This was actually a "marketing" scheme set up by John Rendon.

Rendon is a man who fills a need that few people even know exists. Two months before al-Haideri took the lie-detector test, the Pentagon had secretly awarded him a $16 million contract to target Iraq and other adversaries with propaganda. One of the most powerful people in Washington, Rendon is a leader in the strategic field known as "perception management," manipulating information -- and, by extension, the news media -- to achieve the desired result. His firm, the Rendon Group, has made millions off government contracts since 1991, when it was hired by the CIA to help "create the conditions for the removal of Hussein from power." Working under this extraordinary transfer of secret authority, Rendon assembled a group of anti-Saddam militants, personally gave them their name -- the Iraqi National Congress -- and served as their media guru and "senior adviser" as they set out to engineer an uprising against Saddam. It was as if President John F. Kennedy had outsourced the Bay of Pigs operation to the advertising and public-relations firm of J. Walter Thompson.

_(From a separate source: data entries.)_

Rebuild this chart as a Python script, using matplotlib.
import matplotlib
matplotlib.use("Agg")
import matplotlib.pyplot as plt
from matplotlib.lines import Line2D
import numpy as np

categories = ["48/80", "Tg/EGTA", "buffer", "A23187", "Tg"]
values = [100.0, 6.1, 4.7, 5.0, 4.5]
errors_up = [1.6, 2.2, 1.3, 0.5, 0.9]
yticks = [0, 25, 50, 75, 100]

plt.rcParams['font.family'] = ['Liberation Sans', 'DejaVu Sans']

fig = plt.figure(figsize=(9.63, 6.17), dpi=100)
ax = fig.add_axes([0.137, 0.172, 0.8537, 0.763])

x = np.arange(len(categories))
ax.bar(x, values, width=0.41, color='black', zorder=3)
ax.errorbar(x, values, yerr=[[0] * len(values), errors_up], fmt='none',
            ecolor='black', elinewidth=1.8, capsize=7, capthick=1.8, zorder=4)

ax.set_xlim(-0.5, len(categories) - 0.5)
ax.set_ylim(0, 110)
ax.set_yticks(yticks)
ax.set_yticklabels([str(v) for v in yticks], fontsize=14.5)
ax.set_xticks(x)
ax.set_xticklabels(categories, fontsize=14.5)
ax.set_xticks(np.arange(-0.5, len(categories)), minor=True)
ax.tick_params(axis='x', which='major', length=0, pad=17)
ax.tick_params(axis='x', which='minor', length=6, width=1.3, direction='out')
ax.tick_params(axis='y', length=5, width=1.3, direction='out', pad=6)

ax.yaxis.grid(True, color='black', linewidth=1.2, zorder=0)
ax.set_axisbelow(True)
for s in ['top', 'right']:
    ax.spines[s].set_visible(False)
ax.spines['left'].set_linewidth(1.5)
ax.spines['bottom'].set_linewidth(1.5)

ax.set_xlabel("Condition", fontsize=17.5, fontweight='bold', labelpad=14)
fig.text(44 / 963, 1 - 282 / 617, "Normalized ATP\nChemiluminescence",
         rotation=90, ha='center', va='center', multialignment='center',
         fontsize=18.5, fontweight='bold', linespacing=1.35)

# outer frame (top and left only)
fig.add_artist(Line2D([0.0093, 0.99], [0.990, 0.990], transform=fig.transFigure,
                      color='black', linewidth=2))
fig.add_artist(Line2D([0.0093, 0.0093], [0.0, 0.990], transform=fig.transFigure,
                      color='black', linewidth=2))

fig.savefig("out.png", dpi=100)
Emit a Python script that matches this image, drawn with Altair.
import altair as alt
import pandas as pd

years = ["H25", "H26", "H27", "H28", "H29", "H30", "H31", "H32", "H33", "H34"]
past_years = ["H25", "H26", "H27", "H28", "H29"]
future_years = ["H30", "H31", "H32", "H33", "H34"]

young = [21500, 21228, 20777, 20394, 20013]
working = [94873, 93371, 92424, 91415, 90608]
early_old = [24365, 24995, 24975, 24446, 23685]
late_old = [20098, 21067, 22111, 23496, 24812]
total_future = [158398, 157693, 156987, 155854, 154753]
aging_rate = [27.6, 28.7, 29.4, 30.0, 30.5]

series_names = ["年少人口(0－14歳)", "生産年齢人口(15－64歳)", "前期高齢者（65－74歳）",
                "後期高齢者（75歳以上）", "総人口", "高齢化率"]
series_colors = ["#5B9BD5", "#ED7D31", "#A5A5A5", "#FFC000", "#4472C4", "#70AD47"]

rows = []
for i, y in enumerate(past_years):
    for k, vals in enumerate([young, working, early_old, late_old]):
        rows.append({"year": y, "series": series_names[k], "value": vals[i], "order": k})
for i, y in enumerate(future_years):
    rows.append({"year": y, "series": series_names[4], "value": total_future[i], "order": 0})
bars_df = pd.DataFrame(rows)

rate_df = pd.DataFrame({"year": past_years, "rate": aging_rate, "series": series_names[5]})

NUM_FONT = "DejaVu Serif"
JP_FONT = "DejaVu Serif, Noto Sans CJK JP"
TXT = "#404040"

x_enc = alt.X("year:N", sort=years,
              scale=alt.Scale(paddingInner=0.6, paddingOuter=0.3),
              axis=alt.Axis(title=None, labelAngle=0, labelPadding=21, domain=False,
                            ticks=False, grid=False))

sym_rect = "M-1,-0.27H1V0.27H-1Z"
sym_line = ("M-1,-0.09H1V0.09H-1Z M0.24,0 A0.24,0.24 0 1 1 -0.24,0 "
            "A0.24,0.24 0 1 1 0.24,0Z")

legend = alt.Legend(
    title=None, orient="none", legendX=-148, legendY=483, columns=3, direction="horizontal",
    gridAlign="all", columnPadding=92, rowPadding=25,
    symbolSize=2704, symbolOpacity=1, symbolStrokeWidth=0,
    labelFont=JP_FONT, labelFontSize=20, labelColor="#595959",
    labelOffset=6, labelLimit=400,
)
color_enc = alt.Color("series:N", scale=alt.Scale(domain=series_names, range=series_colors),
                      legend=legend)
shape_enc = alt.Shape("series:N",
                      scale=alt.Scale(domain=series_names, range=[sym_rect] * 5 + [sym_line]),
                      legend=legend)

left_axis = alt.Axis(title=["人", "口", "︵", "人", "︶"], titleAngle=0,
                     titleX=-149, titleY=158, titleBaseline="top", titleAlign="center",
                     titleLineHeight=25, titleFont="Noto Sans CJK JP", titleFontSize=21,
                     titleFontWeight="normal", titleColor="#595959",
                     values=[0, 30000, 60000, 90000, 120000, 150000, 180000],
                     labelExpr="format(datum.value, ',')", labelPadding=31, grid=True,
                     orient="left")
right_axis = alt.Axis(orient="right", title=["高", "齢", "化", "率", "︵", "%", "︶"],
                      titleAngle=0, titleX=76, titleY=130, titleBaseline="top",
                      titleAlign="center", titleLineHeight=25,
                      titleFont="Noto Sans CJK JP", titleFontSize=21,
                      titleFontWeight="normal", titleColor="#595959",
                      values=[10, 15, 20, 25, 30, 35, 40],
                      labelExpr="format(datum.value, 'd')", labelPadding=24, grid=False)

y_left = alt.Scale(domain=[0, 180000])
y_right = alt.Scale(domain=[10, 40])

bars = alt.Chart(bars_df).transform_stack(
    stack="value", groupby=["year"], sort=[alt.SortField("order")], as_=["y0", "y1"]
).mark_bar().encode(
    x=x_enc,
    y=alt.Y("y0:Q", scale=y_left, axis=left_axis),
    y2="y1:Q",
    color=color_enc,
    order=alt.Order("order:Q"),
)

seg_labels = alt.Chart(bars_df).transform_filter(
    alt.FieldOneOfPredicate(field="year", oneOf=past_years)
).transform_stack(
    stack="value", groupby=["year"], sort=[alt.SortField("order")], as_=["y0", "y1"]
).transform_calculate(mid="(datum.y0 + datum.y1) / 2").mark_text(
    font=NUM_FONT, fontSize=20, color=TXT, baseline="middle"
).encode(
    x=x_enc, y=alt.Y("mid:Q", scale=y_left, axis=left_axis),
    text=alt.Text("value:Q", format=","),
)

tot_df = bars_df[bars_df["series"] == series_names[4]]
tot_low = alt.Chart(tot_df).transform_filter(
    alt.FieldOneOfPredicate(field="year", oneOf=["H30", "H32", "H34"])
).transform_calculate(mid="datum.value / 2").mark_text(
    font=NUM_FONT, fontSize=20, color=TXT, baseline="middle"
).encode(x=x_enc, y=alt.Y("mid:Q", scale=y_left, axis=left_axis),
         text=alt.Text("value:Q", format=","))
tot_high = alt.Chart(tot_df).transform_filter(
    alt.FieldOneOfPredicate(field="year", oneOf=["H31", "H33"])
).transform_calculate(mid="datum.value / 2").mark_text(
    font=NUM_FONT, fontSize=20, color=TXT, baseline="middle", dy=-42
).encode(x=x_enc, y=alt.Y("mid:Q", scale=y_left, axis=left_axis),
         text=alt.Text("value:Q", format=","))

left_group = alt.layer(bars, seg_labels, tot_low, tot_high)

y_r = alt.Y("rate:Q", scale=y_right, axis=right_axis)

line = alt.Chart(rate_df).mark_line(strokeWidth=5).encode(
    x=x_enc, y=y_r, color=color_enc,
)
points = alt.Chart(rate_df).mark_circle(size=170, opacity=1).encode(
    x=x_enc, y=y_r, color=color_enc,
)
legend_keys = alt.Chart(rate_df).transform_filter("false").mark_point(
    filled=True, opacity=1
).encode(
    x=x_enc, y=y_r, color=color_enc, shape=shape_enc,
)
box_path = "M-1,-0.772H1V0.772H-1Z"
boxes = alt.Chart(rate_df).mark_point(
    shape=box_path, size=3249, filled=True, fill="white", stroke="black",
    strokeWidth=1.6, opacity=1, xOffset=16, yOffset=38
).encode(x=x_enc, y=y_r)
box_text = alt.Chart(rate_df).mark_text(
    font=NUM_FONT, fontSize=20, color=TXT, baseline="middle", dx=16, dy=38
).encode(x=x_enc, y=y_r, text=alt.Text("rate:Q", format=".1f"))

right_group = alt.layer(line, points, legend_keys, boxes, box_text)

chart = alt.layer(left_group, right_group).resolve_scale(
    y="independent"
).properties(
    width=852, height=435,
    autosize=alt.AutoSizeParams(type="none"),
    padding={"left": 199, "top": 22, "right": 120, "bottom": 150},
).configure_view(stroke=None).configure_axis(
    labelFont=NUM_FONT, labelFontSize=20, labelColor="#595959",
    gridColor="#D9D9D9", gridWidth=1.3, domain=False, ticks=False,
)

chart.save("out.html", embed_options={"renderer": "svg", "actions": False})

He was also apparently responsible for Ahmad Chalabi.

And then Judith Miller comes into the picture.

The INC's choice for the worldwide print exclusive was equally easy: Chalabi contacted Judith Miller of The New York Times. Miller, who was close to I. Lewis Libby and other neoconservatives in the Bush administration, had been a trusted outlet for the INC's anti-Saddam propaganda for years. Not long after the CIA polygraph expert slipped the straps and electrodes off al-Haideri and declared him a liar, Miller flew to Bangkok to interview him under the watchful supervision of his INC handlers. Miller later made perfunctory calls to the CIA and Defense Intelligence Agency, but despite her vaunted intelligence sources, she claimed not to know about the results of al-Haideri's lie-detector test. Instead, she reported that unnamed "government experts" called his information "reliable and significant" -- thus adding a veneer of truth to the lies.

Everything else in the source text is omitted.